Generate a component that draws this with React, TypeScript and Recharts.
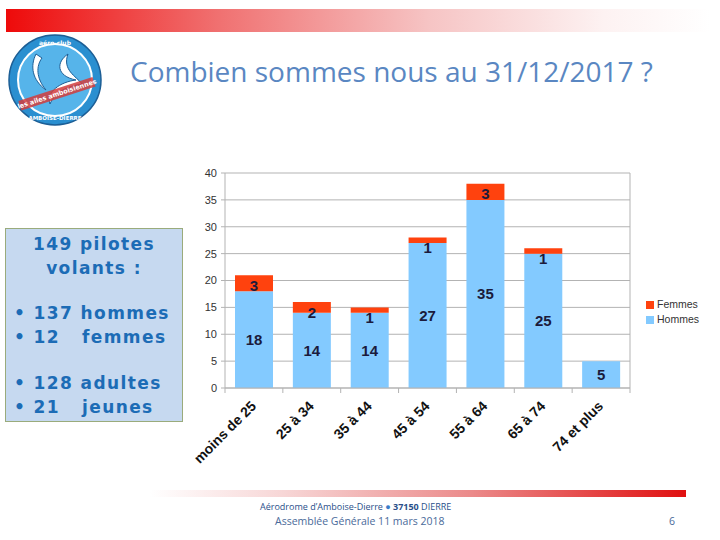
import React from 'react';
import { BarChart, Bar, XAxis, YAxis, CartesianGrid, LabelList } from 'recharts';

const categories = ['moins de 25', '25 à 34', '35 à 44', '45 à 54', '55 à 64', '65 à 74', '74 et plus'];
const hommes = [18, 14, 14, 27, 35, 25, 5];
const femmes = [3, 2, 1, 1, 3, 1, 0];
const yTicks = [0, 5, 10, 15, 20, 25, 30, 35, 40];

const data = categories.map((c, i) => ({ age: c, Hommes: hommes[i], Femmes: femmes[i] }));

const BLUE = '#83CAFF';
const RED = '#FF420E';
const GRID = '#b3b3b3';
const LABEL_FONT = '"Liberation Sans", Arial, sans-serif';

function AgeTick(props: any) {
  const { x, y, payload, index, visibleTicksCount } = props;
  const half = payload && payload.offset ? payload.offset : 29;
  const ax = x + 3;
  const ay = y + 19;
  return (
    <g>
      <line x1={x - half} x2={x - half} y1={y} y2={y + 5} stroke={GRID} />
      {index === visibleTicksCount - 1 && (
        <line x1={x + half} x2={x + half} y1={y} y2={y + 5} stroke={GRID} />
      )}
      <text
        x={ax}
        y={ay}
        transform={`rotate(-45, ${ax}, ${ay})`}
        textAnchor="end"
        fontFamily={LABEL_FONT}
        fontWeight="bold"
        fontSize={14}
        fill="#111"
      >
        {payload.value}
      </text>
    </g>
  );
}

function centerLabel(props: any) {
  const { x, y, width, height, value } = props;
  if (!value) return null;
  return (
    <text
      x={x + width / 2}
      y={y + height / 2}
      textAnchor="middle"
      dominantBaseline="central"
      fontFamily={LABEL_FONT}
      fontWeight="bold"
      fontSize={15}
      fill="#1b1b3c"
    >
      {value}
    </text>
  );
}

function topLabel(props: any) {
  const { x, y, width, value } = props;
  if (!value) return null;
  return (
    <text
      x={x + width / 2}
      y={y + 10}
      textAnchor="middle"
      dominantBaseline="central"
      fontFamily={LABEL_FONT}
      fontWeight="bold"
      fontSize={15}
      fill="#1b1b3c"
    >
      {value}
    </text>
  );
}

function Logo() {
  return (
    <svg width={100} height={96} style={{ position: 'absolute', left: 6, top: 32 }}>
      <ellipse cx={49} cy={48} rx={46} ry={45} fill="#2a8fd0" stroke="#1c5e95" strokeWidth={1.5} />
      <ellipse cx={49} cy={48} rx={37} ry={36} fill="#56b4ea" stroke="#ffffff" strokeWidth={2} />
      <path d="M30 22 C24 34 26 48 40 58 C30 46 30 34 36 26 Z" fill="#ffffff" stroke="#1c5e95" strokeWidth={1} />
      <path d="M62 22 C50 30 50 44 70 48 C54 50 40 60 44 72 C48 60 62 54 76 52 C70 44 56 38 62 22 Z" fill="#ffffff" stroke="#1c5e95" strokeWidth={1} />
      <text x={49} y={13} textAnchor="middle" fontSize={6} fontWeight="bold" fill="#ffffff" fontFamily="DejaVu Sans">aéro-club</text>
      <g transform="rotate(-18, 50, 62)">
        <rect x={12} y={57} width={78} height={10} fill="#d23c3c" opacity={0.85} />
        <text x={51} y={64.5} textAnchor="middle" fontSize={6.5} fontWeight="bold" fill="#ffffff" fontFamily="DejaVu Sans">les ailes amboisiennes</text>
      </g>
      <text x={49} y={88} textAnchor="middle" fontSize={5.5} fontWeight="bold" fill="#ffffff" fontFamily="DejaVu Sans">AMBOISE-DIERRE</text>
    </svg>
  );
}

export default function App() {
  const boxText: React.CSSProperties = {
    fontFamily: '"DejaVu Sans", Verdana, sans-serif',
    fontWeight: 'bold',
    fontSize: 17,
    color: '#1c6cb6',
    lineHeight: '24px',
    letterSpacing: 1.4,
    whiteSpace: 'pre',
  };
  return (
    <div style={{ position: 'absolute', left: 0, top: 0, width: 720, height: 540, background: '#ffffff', overflow: 'hidden' }}>
      <div
        style={{
          position: 'absolute',
          left: 6,
          top: 9,
          width: 704,
          height: 23,
          background: 'linear-gradient(to right, #ee0a0a 0%, #f07070 30%, #f6c4c4 60%, #fdf2f2 85%, #ffffff 100%)',
        }}
      />
      <Logo />
      <div
        style={{
          position: 'absolute',
          left: 130,
          top: 57,
          fontFamily: '"Open Sans", "Noto Sans", sans-serif',
          fontSize: 28,
          lineHeight: '28px',
          color: '#5a87c2',
          whiteSpace: 'nowrap',
        }}
      >
        Combien sommes nous au 31/12/2017 ?
      </div>

      <div
        style={{
          position: 'absolute',
          left: 5,
          top: 228,
          width: 178,
          height: 194,
          background: '#c6d9f0',
          border: '1px solid #9aab7c',
          boxSizing: 'border-box',
        }}
      >
        <div style={{ ...boxText, position: 'absolute', left: 0, width: 176, top: 3, textAlign: 'center' }}>
          {'149 pilotes\nvolants :'}
        </div>
        <div style={{ ...boxText, position: 'absolute', left: 8, top: 72 }}>{'• 137 hommes\n• 12   femmes'}</div>
        <div style={{ ...boxText, position: 'absolute', left: 8, top: 142 }}>{'• 128 adultes\n• 21   jeunes'}</div>
      </div>

      <div style={{ position: 'absolute', left: 150, top: 160 }}>
        <BarChart
          width={490}
          height={320}
          data={data}
          margin={{ top: 13, right: 10, left: 45, bottom: 20 }}
          barSize={38}
        >
          <CartesianGrid stroke={GRID} vertical={true} verticalPoints={[480]} />
          <XAxis
            dataKey="age"
            axisLine={{ stroke: GRID }}
            tickLine={false}
            tickSize={0}
            tickMargin={0}
            interval={0}
            height={72}
            tick={<AgeTick />}
          />
          <YAxis
            domain={[0, 40]}
            ticks={yTicks}
            width={30}
            axisLine={{ stroke: GRID }}
            tickLine={{ stroke: GRID }}
            tickSize={4}
            tickMargin={4}
            tick={{ fontFamily: LABEL_FONT, fontSize: 11, fill: '#333' }}
          />
          <Bar dataKey="Hommes" stackId="a" fill={BLUE} isAnimationActive={false}>
            <LabelList dataKey="Hommes" content={centerLabel} />
          </Bar>
          <Bar dataKey="Femmes" stackId="a" fill={RED} isAnimationActive={false}>
            <LabelList dataKey="Femmes" content={topLabel} />
          </Bar>
        </BarChart>
      </div>

      <div style={{ position: 'absolute', left: 646, top: 297, fontFamily: LABEL_FONT, fontSize: 10.5, color: '#333', lineHeight: '15px' }}>
        <div style={{ display: 'flex', alignItems: 'center' }}>
          <span style={{ display: 'inline-block', width: 8, height: 8, background: RED, marginRight: 3 }} />
          Femmes
        </div>
        <div style={{ display: 'flex', alignItems: 'center' }}>
          <span style={{ display: 'inline-block', width: 8, height: 8, background: BLUE, marginRight: 3 }} />
          Hommes
        </div>
      </div>

      <div
        style={{
          position: 'absolute',
          left: 150,
          top: 490,
          width: 536,
          height: 7,
          background: 'linear-gradient(to right, #ffffff 0%, #f7d6d6 25%, #eb8a8a 60%, #e01010 100%)',
        }}
      />
      <div style={{ position: 'absolute', left: 260, top: 500, fontFamily: '"Open Sans", sans-serif', fontSize: 9, color: '#2a4f8a', whiteSpace: 'nowrap' }}>
        Aérodrome d’Amboise-Dierre <span style={{ color: '#3a7cc8' }}>●</span> <b>37150</b> DIERRE
      </div>
      <div style={{ position: 'absolute', left: 275, top: 514, fontFamily: '"Open Sans", sans-serif', fontSize: 10.5, color: '#4a6a9a', whiteSpace: 'nowrap' }}>
        Assemblée Générale 11 mars 2018
      </div>
      <div style={{ position: 'absolute', left: 669, top: 514, fontFamily: '"Open Sans", sans-serif', fontSize: 10.5, color: '#4a6a9a' }}>
        6
      </div>
    </div>
  );
}
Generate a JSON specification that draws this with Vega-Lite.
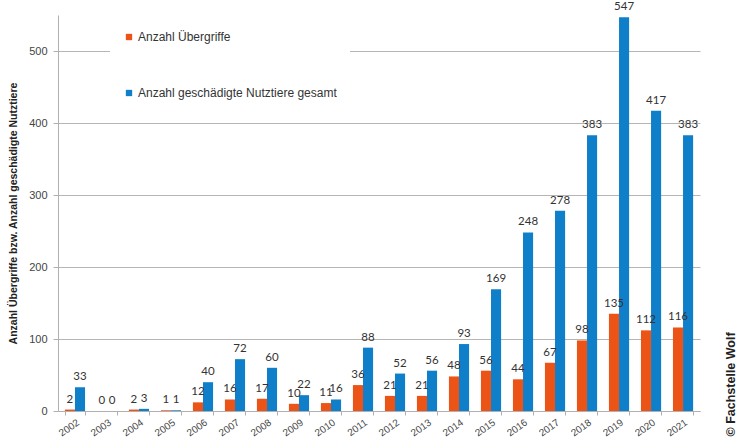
{
  "$schema": "https://vega.github.io/schema/vega-lite/v6.json",
  "width": 642,
  "height": 396,
  "autosize": {"type": "none"},
  "padding": {"left": 58, "top": 15, "right": 36, "bottom": 26},
  "background": "white",
  "config": {
    "view": {"stroke": null},
    "font": "Liberation Sans"
  },
  "data": {
    "values": [
      {"Jahr": "2002", "Serie": "Anzahl Übergriffe", "Wert": 2},
      {"Jahr": "2002", "Serie": "Anzahl geschädigte Nutztiere gesamt", "Wert": 33},
      {"Jahr": "2003", "Serie": "Anzahl Übergriffe", "Wert": 0},
      {"Jahr": "2003", "Serie": "Anzahl geschädigte Nutztiere gesamt", "Wert": 0},
      {"Jahr": "2004", "Serie": "Anzahl Übergriffe", "Wert": 2},
      {"Jahr": "2004", "Serie": "Anzahl geschädigte Nutztiere gesamt", "Wert": 3},
      {"Jahr": "2005", "Serie": "Anzahl Übergriffe", "Wert": 1},
      {"Jahr": "2005", "Serie": "Anzahl geschädigte Nutztiere gesamt", "Wert": 1},
      {"Jahr": "2006", "Serie": "Anzahl Übergriffe", "Wert": 12},
      {"Jahr": "2006", "Serie": "Anzahl geschädigte Nutztiere gesamt", "Wert": 40},
      {"Jahr": "2007", "Serie": "Anzahl Übergriffe", "Wert": 16},
      {"Jahr": "2007", "Serie": "Anzahl geschädigte Nutztiere gesamt", "Wert": 72},
      {"Jahr": "2008", "Serie": "Anzahl Übergriffe", "Wert": 17},
      {"Jahr": "2008", "Serie": "Anzahl geschädigte Nutztiere gesamt", "Wert": 60},
      {"Jahr": "2009", "Serie": "Anzahl Übergriffe", "Wert": 10},
      {"Jahr": "2009", "Serie": "Anzahl geschädigte Nutztiere gesamt", "Wert": 22},
      {"Jahr": "2010", "Serie": "Anzahl Übergriffe", "Wert": 11},
      {"Jahr": "2010", "Serie": "Anzahl geschädigte Nutztiere gesamt", "Wert": 16},
      {"Jahr": "2011", "Serie": "Anzahl Übergriffe", "Wert": 36},
      {"Jahr": "2011", "Serie": "Anzahl geschädigte Nutztiere gesamt", "Wert": 88},
      {"Jahr": "2012", "Serie": "Anzahl Übergriffe", "Wert": 21},
      {"Jahr": "2012", "Serie": "Anzahl geschädigte Nutztiere gesamt", "Wert": 52},
      {"Jahr": "2013", "Serie": "Anzahl Übergriffe", "Wert": 21},
      {"Jahr": "2013", "Serie": "Anzahl geschädigte Nutztiere gesamt", "Wert": 56},
      {"Jahr": "2014", "Serie": "Anzahl Übergriffe", "Wert": 48},
      {"Jahr": "2014", "Serie": "Anzahl geschädigte Nutztiere gesamt", "Wert": 93},
      {"Jahr": "2015", "Serie": "Anzahl Übergriffe", "Wert": 56},
      {"Jahr": "2015", "Serie": "Anzahl geschädigte Nutztiere gesamt", "Wert": 169},
      {"Jahr": "2016", "Serie": "Anzahl Übergriffe", "Wert": 44},
      {"Jahr": "2016", "Serie": "Anzahl geschädigte Nutztiere gesamt", "Wert": 248},
      {"Jahr": "2017", "Serie": "Anzahl Übergriffe", "Wert": 67},
      {"Jahr": "2017", "Serie": "Anzahl geschädigte Nutztiere gesamt", "Wert": 278},
      {"Jahr": "2018", "Serie": "Anzahl Übergriffe", "Wert": 98},
      {"Jahr": "2018", "Serie": "Anzahl geschädigte Nutztiere gesamt", "Wert": 383},
      {"Jahr": "2019", "Serie": "Anzahl Übergriffe", "Wert": 135},
      {"Jahr": "2019", "Serie": "Anzahl geschädigte Nutztiere gesamt", "Wert": 547},
      {"Jahr": "2020", "Serie": "Anzahl Übergriffe", "Wert": 112},
      {"Jahr": "2020", "Serie": "Anzahl geschädigte Nutztiere gesamt", "Wert": 417},
      {"Jahr": "2021", "Serie": "Anzahl Übergriffe", "Wert": 116},
      {"Jahr": "2021", "Serie": "Anzahl geschädigte Nutztiere gesamt", "Wert": 383}
    ]
  },
  "encoding": {
    "x": {
      "field": "Jahr",
      "type": "ordinal",
      "scale": {"paddingInner": 0.37, "paddingOuter": 0.215},
      "axis": {
        "title": null,
        "labelAngle": -35,
        "labelAlign": "right",
        "labelBaseline": "top",
        "labelFontSize": 10,
        "labelColor": "#444444",
        "labelPadding": 2,
        "domainColor": "#b0b0b0",
        "tickColor": "#b0b0b0",
        "tickBand": "extent",
        "tickSize": 4,
        "grid": false
      }
    },
    "xOffset": {
      "field": "Serie",
      "type": "nominal",
      "sort": ["Anzahl Übergriffe", "Anzahl geschädigte Nutztiere gesamt"]
    },
    "y": {
      "field": "Wert",
      "type": "quantitative",
      "scale": {"domain": [0, 550], "nice": false},
      "axis": {
        "title": "Anzahl Übergriffe bzw. Anzahl geschädigte Nutztiere",
        "titleFontSize": 10.5,
        "titleFontWeight": "bold",
        "titleColor": "#222222",
        "titlePadding": 10,
        "values": [0, 100, 200, 300, 400, 500],
        "labelFontSize": 11,
        "labelColor": "#444444",
        "labelPadding": 6,
        "domainColor": "#b0b0b0",
        "tickColor": "#b0b0b0",
        "tickSize": 5,
        "gridColor": "#b5b5b5",
        "gridWidth": 1
      }
    }
  },
  "layer": [
    {
      "mark": {"type": "bar"},
      "encoding": {
        "color": {
          "field": "Serie",
          "type": "nominal",
          "scale": {
            "domain": ["Anzahl Übergriffe", "Anzahl geschädigte Nutztiere gesamt"],
            "range": ["#ec5316", "#0f7fc9"]
          },
          "legend": {
            "title": null,
            "orient": "none",
            "legendX": 52,
            "legendY": 3,
            "direction": "vertical",
            "symbolType": "square",
            "symbolSize": 40,
            "symbolStrokeWidth": 0,
            "labelFontSize": 12,
            "labelColor": "#333333",
            "labelOffset": 3,
            "rowPadding": 44,
            "padding": 13,
            "fillColor": "white",
            "labelLimit": 400
          }
        }
      }
    },
    {
      "mark": {"type": "text", "baseline": "bottom", "dy": -5, "fontSize": 11.5, "font": "Lato", "color": "#333333"},
      "encoding": {
        "text": {"field": "Wert", "type": "quantitative"},
        "y": {
          "field": "Wert",
          "type": "quantitative",
          "axis": {
            "orient": "right",
            "title": "© Fachstelle Wolf",
            "titleAngle": 270,
            "titleFontSize": 12.5,
            "titleFontWeight": "bold",
            "titleColor": "#222222",
            "titleX": 30,
            "titleY": 421,
            "titleAlign": "left",
            "titleBaseline": "middle",
            "labels": false,
            "ticks": false,
            "domain": false,
            "grid": false
          }
        }
      }
    }
  ],
  "resolve": {"axis": {"y": "independent"}}
}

→ Brief:
Copy nothing but the lines from the top of the data down to the line containing "YAxis, CartesianGrid, LabelList", and leave the pictures out.

→ Task response:
Generate a component that draws this with React, TypeScript and Recharts.
import React from 'react';
import { BarChart, Bar, XAxis, YAxis, CartesianGrid, LabelList } from 'recharts';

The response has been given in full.